(Charts and diagrams as code)

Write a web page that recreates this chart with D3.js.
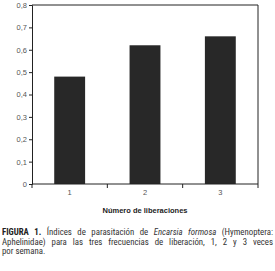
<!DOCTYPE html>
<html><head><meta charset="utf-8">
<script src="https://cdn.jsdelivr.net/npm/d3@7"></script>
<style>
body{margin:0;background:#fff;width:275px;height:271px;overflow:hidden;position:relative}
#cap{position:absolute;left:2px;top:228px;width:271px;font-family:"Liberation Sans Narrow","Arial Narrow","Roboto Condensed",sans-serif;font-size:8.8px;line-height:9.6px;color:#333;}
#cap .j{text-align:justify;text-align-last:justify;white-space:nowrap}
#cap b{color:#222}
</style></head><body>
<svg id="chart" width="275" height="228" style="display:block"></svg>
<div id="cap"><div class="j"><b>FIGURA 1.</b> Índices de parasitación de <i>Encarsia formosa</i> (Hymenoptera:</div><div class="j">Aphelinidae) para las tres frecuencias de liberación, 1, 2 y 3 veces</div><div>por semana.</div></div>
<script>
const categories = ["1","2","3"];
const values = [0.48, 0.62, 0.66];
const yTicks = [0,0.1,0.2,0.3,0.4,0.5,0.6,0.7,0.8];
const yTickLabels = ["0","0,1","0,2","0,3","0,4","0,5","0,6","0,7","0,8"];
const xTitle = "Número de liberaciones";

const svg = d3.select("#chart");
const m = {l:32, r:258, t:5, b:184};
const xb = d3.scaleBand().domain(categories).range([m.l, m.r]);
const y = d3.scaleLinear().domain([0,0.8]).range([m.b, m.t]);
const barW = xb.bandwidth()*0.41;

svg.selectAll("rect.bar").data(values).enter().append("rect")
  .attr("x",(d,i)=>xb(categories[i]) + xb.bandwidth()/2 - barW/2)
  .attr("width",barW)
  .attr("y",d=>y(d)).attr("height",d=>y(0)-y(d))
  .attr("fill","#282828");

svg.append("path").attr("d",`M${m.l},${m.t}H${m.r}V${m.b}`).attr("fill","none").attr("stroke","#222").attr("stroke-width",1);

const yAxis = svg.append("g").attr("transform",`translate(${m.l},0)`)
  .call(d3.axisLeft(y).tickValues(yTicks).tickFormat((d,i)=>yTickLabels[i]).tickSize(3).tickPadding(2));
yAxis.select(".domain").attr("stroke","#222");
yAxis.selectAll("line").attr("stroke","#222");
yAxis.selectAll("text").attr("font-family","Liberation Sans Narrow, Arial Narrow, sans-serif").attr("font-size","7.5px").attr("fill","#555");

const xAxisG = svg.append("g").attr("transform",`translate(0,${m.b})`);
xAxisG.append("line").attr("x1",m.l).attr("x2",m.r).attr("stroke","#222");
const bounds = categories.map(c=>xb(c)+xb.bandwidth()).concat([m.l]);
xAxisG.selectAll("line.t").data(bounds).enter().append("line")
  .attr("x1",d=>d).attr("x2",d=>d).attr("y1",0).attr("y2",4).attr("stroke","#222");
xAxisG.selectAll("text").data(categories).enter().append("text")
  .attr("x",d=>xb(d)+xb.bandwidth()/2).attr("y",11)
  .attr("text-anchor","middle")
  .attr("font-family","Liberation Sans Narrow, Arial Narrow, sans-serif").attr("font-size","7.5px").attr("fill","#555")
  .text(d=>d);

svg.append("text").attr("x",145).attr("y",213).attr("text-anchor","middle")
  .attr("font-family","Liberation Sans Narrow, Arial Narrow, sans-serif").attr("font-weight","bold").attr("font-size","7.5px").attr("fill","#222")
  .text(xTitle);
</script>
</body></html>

--

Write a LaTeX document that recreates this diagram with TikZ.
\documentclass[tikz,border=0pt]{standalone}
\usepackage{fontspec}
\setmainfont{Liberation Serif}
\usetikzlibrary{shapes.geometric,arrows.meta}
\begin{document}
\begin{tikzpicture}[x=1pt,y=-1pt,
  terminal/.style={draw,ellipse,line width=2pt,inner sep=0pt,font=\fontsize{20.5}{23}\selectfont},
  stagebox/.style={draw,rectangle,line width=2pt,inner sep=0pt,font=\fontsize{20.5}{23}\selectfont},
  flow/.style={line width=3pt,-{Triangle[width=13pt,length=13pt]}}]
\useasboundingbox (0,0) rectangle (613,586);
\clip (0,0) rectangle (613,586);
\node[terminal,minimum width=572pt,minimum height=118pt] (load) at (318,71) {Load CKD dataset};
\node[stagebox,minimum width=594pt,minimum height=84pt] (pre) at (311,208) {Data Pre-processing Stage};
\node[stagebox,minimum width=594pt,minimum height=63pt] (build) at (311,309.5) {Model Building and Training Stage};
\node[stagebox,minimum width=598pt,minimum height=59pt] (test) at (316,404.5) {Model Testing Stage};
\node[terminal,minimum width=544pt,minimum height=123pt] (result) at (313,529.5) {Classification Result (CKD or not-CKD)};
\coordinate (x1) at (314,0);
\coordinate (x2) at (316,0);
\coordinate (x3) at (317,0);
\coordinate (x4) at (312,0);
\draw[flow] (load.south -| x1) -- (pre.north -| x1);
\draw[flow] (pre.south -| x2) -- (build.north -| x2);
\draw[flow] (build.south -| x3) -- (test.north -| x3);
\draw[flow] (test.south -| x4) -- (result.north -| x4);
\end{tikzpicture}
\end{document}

• **Task to carry out**
Above this task is a listing with pictures in it. Retype only the lines from the one containing "Write a web" through the one containing "const barW = xb.bandwidth()*0.41;", both included, and not the pictures.

• **Response to this exercise**
Write a web page that recreates this chart with D3.js.
<!DOCTYPE html>
<html><head><meta charset="utf-8">
<script src="https://cdn.jsdelivr.net/npm/d3@7"></script>
<style>
body{margin:0;background:#fff;width:275px;height:271px;overflow:hidden;position:relative}
#cap{position:absolute;left:2px;top:228px;width:271px;font-family:"Liberation Sans Narrow","Arial Narrow","Roboto Condensed",sans-serif;font-size:8.8px;line-height:9.6px;color:#333;}
#cap .j{text-align:justify;text-align-last:justify;white-space:nowrap}
#cap b{color:#222}
</style></head><body>
<svg id="chart" width="275" height="228" style="display:block"></svg>
<div id="cap"><div class="j"><b>FIGURA 1.</b> Índices de parasitación de <i>Encarsia formosa</i> (Hymenoptera:</div><div class="j">Aphelinidae) para las tres frecuencias de liberación, 1, 2 y 3 veces</div><div>por semana.</div></div>
<script>
const categories = ["1","2","3"];
const values = [0.48, 0.62, 0.66];
const yTicks = [0,0.1,0.2,0.3,0.4,0.5,0.6,0.7,0.8];
const yTickLabels = ["0","0,1","0,2","0,3","0,4","0,5","0,6","0,7","0,8"];
const xTitle = "Número de liberaciones";

const svg = d3.select("#chart");
const m = {l:32, r:258, t:5, b:184};
const xb = d3.scaleBand().domain(categories).range([m.l, m.r]);
const y = d3.scaleLinear().domain([0,0.8]).range([m.b, m.t]);
const barW = xb.bandwidth()*0.41;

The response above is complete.